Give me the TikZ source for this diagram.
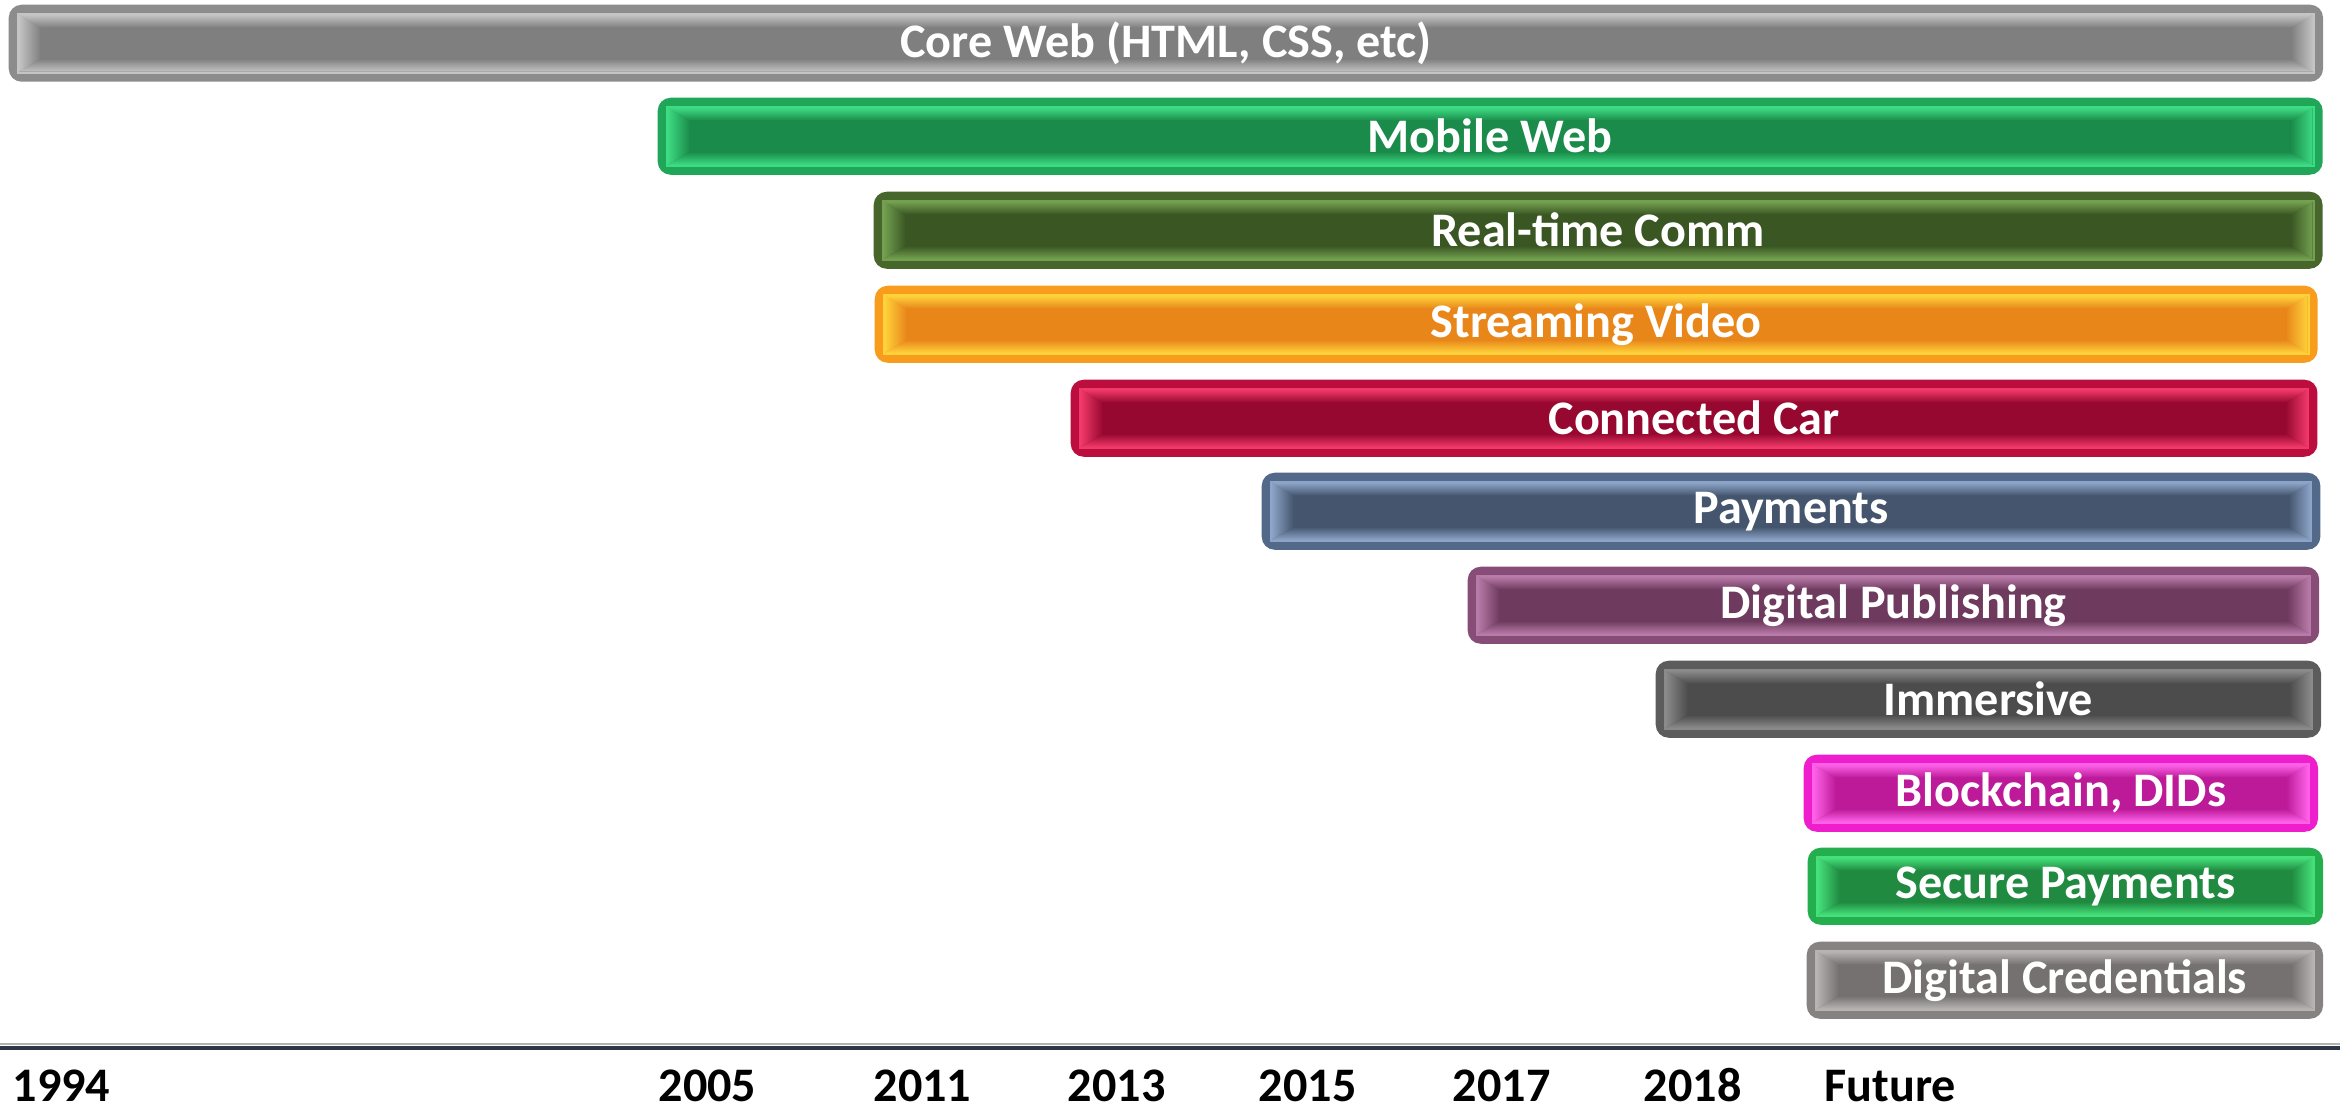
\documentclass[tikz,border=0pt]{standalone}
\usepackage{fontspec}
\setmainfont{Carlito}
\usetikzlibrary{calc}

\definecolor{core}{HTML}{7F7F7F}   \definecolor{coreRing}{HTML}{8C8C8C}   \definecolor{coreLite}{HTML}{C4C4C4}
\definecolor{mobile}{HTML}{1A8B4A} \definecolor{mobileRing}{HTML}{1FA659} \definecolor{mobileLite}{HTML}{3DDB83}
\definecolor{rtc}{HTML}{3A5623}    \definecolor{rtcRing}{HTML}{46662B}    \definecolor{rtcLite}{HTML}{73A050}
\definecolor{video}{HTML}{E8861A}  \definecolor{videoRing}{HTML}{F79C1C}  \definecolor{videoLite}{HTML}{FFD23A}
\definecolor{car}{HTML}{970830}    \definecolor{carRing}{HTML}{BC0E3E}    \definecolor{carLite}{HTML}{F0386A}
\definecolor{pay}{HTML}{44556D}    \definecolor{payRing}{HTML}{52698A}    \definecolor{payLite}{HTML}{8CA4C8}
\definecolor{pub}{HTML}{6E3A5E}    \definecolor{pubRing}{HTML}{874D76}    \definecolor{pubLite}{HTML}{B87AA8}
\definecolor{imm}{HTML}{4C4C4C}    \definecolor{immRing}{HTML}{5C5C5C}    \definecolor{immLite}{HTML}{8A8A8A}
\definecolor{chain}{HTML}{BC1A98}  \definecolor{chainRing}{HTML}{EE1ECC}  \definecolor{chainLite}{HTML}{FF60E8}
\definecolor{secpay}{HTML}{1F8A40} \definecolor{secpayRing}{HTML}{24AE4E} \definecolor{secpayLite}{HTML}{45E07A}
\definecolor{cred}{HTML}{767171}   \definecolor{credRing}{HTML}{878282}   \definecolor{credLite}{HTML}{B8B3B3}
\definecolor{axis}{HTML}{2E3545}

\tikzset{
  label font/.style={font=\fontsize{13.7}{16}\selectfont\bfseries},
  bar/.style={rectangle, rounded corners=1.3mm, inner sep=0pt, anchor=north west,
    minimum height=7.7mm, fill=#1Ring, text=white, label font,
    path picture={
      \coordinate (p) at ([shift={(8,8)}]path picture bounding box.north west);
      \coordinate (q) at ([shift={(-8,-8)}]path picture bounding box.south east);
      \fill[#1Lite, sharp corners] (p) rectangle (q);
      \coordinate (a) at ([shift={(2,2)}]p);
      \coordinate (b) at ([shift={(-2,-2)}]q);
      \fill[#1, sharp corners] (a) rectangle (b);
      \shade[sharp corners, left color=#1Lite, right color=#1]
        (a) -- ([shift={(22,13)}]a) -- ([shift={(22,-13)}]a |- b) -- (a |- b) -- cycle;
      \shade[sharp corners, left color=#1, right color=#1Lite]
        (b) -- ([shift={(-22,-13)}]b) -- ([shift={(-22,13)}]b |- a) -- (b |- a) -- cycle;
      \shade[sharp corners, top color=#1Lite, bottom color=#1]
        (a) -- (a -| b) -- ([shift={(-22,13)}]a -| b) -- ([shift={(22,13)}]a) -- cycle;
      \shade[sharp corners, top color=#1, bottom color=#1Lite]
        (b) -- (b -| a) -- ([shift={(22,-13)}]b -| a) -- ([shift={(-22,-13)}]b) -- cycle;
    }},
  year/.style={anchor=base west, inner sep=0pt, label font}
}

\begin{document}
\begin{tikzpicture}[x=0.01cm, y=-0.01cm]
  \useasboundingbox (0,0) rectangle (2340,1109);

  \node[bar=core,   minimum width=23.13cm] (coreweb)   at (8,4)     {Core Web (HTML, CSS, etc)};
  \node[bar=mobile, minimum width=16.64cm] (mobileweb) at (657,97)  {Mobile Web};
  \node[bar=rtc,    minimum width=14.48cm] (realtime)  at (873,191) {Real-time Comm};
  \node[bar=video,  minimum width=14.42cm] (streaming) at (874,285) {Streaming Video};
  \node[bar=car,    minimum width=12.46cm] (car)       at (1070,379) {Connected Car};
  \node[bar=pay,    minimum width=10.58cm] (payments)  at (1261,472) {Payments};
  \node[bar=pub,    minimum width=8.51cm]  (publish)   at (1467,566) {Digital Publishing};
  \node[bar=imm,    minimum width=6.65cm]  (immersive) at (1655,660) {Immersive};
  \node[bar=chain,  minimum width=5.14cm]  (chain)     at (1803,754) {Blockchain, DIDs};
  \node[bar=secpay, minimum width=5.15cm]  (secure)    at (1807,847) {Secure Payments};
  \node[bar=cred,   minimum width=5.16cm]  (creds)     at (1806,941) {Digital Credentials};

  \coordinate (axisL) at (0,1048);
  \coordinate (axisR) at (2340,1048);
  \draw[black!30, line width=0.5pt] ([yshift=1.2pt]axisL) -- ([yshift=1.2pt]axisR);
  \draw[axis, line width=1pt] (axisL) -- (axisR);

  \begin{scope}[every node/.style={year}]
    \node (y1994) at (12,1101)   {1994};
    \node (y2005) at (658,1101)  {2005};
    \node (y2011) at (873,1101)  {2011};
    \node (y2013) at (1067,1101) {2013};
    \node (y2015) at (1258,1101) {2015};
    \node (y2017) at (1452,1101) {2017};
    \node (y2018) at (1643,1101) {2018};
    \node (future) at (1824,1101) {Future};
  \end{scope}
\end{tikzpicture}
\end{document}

=====

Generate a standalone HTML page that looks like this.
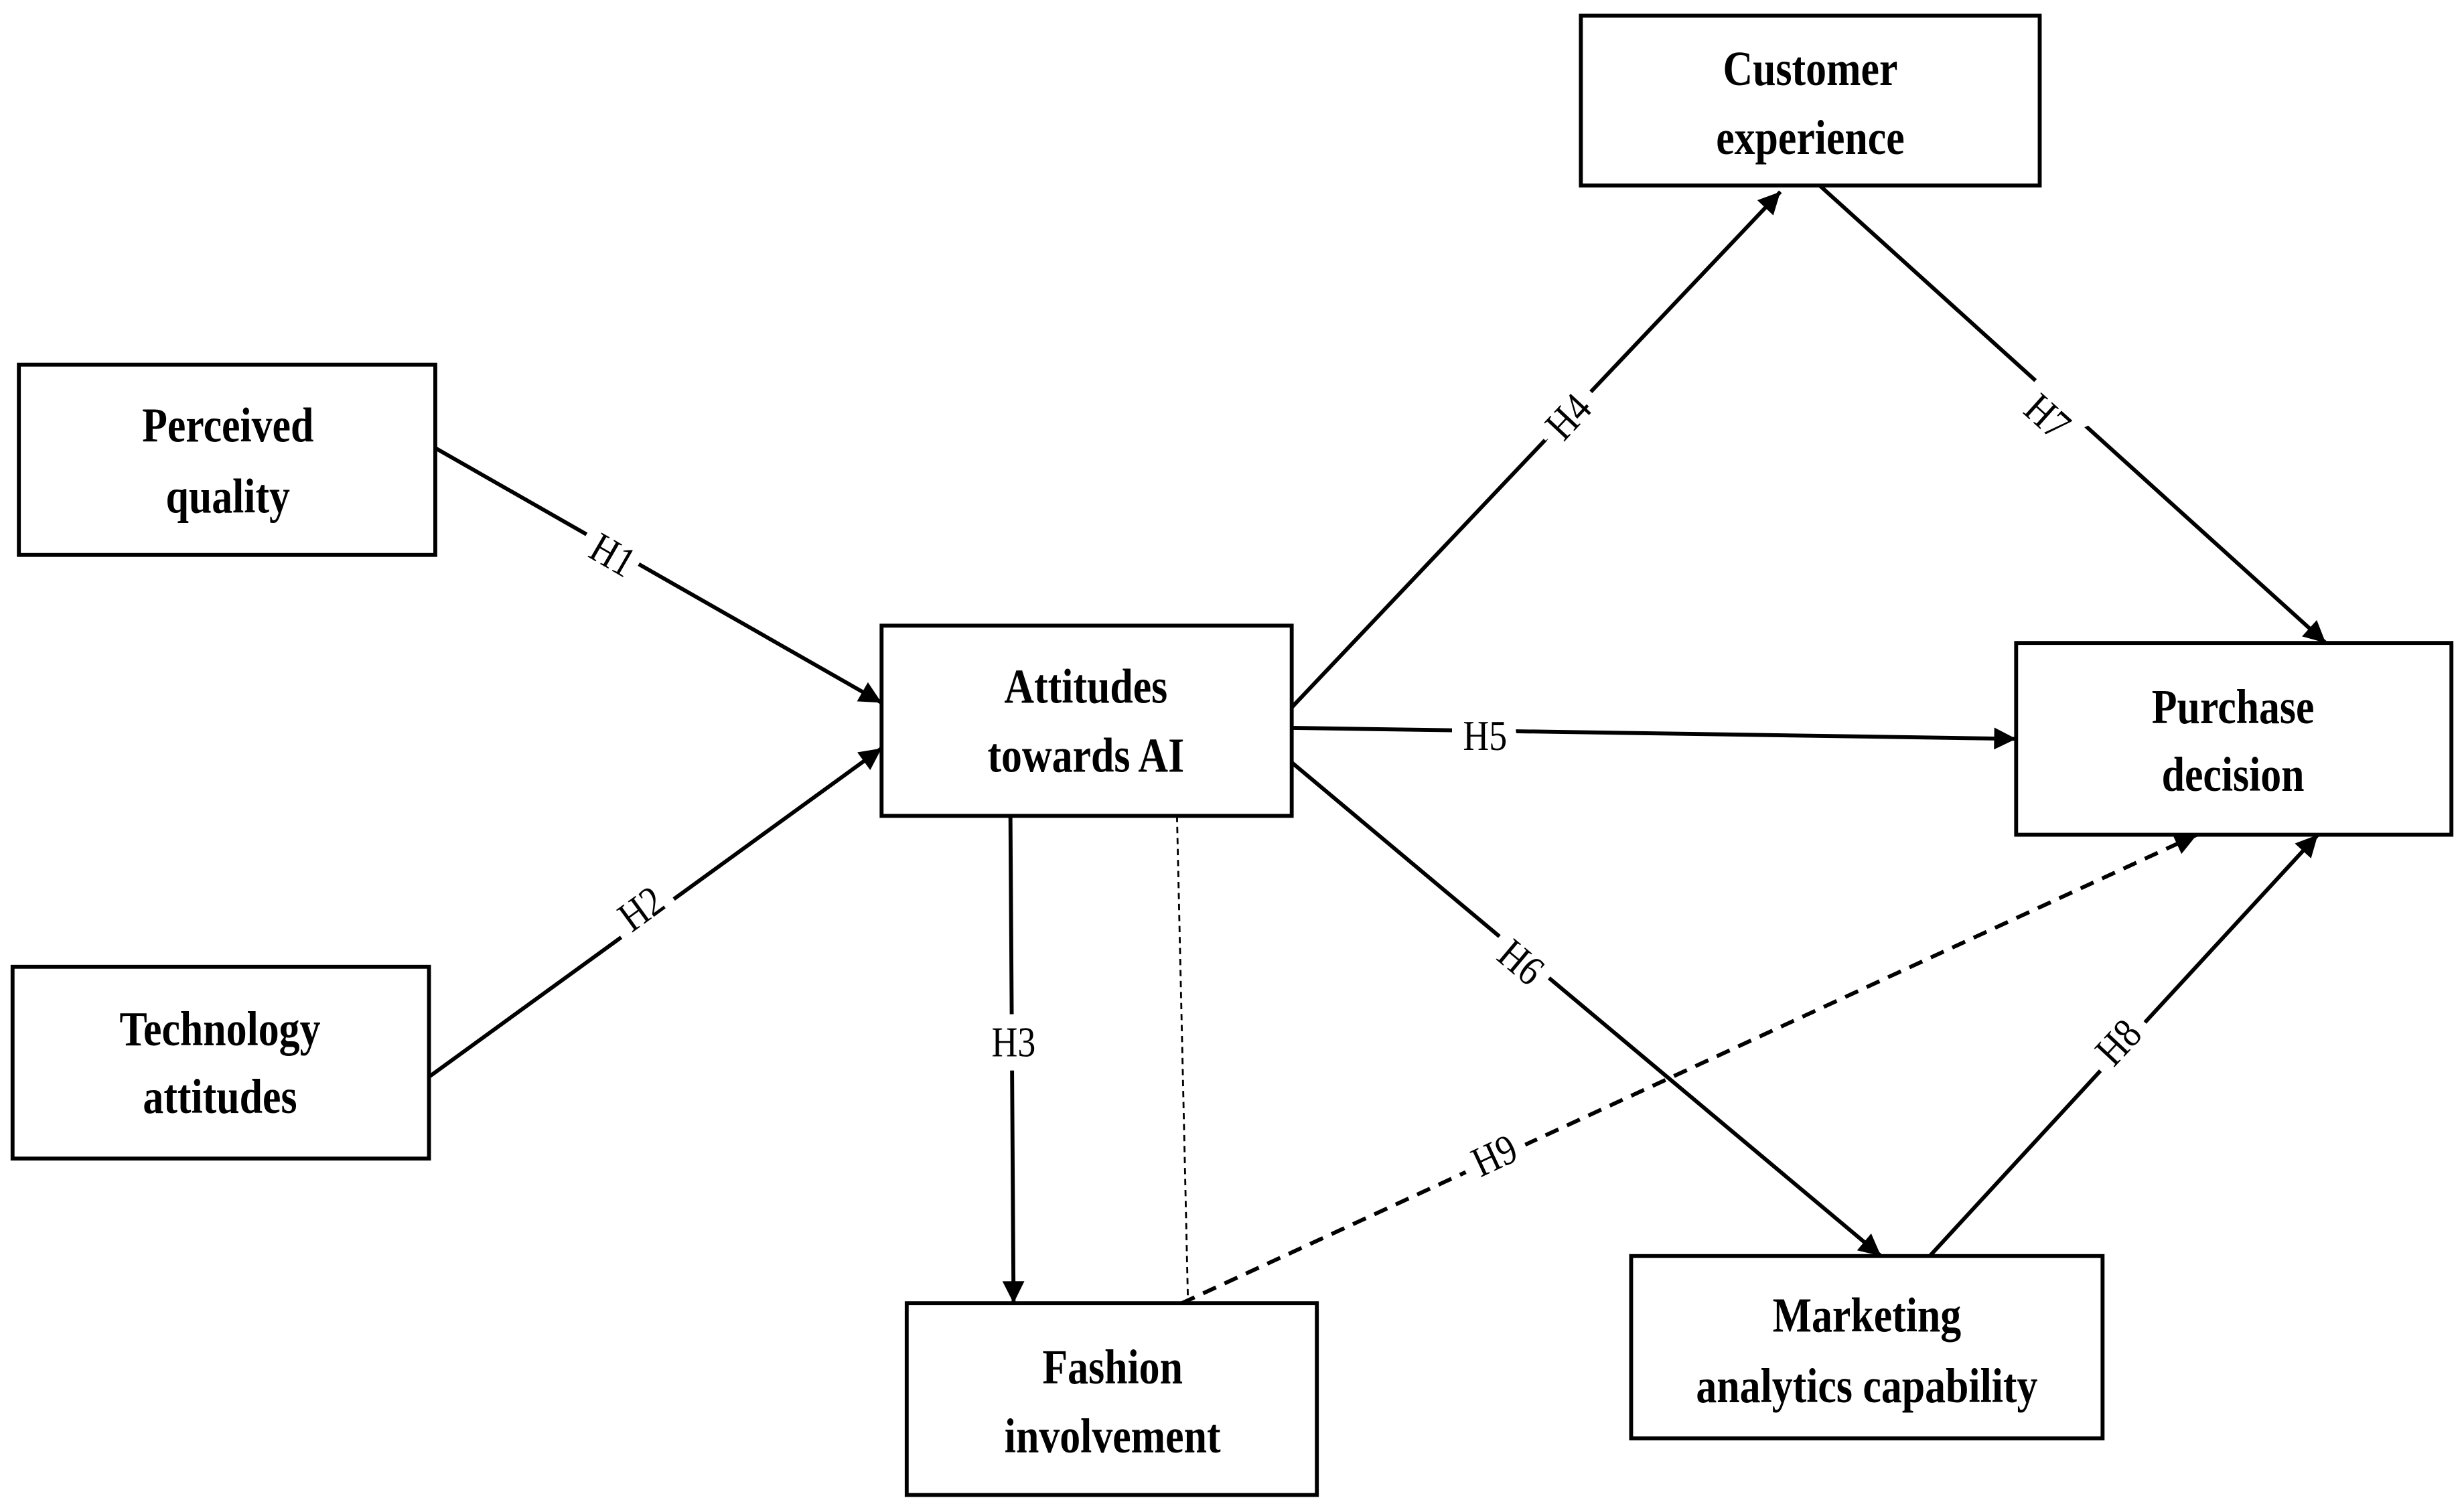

=====

* Job *
Select all lines in the listing that include the word "this".

* Task output *
Give me the TikZ source for this diagram.
Generate a standalone HTML page that looks like this.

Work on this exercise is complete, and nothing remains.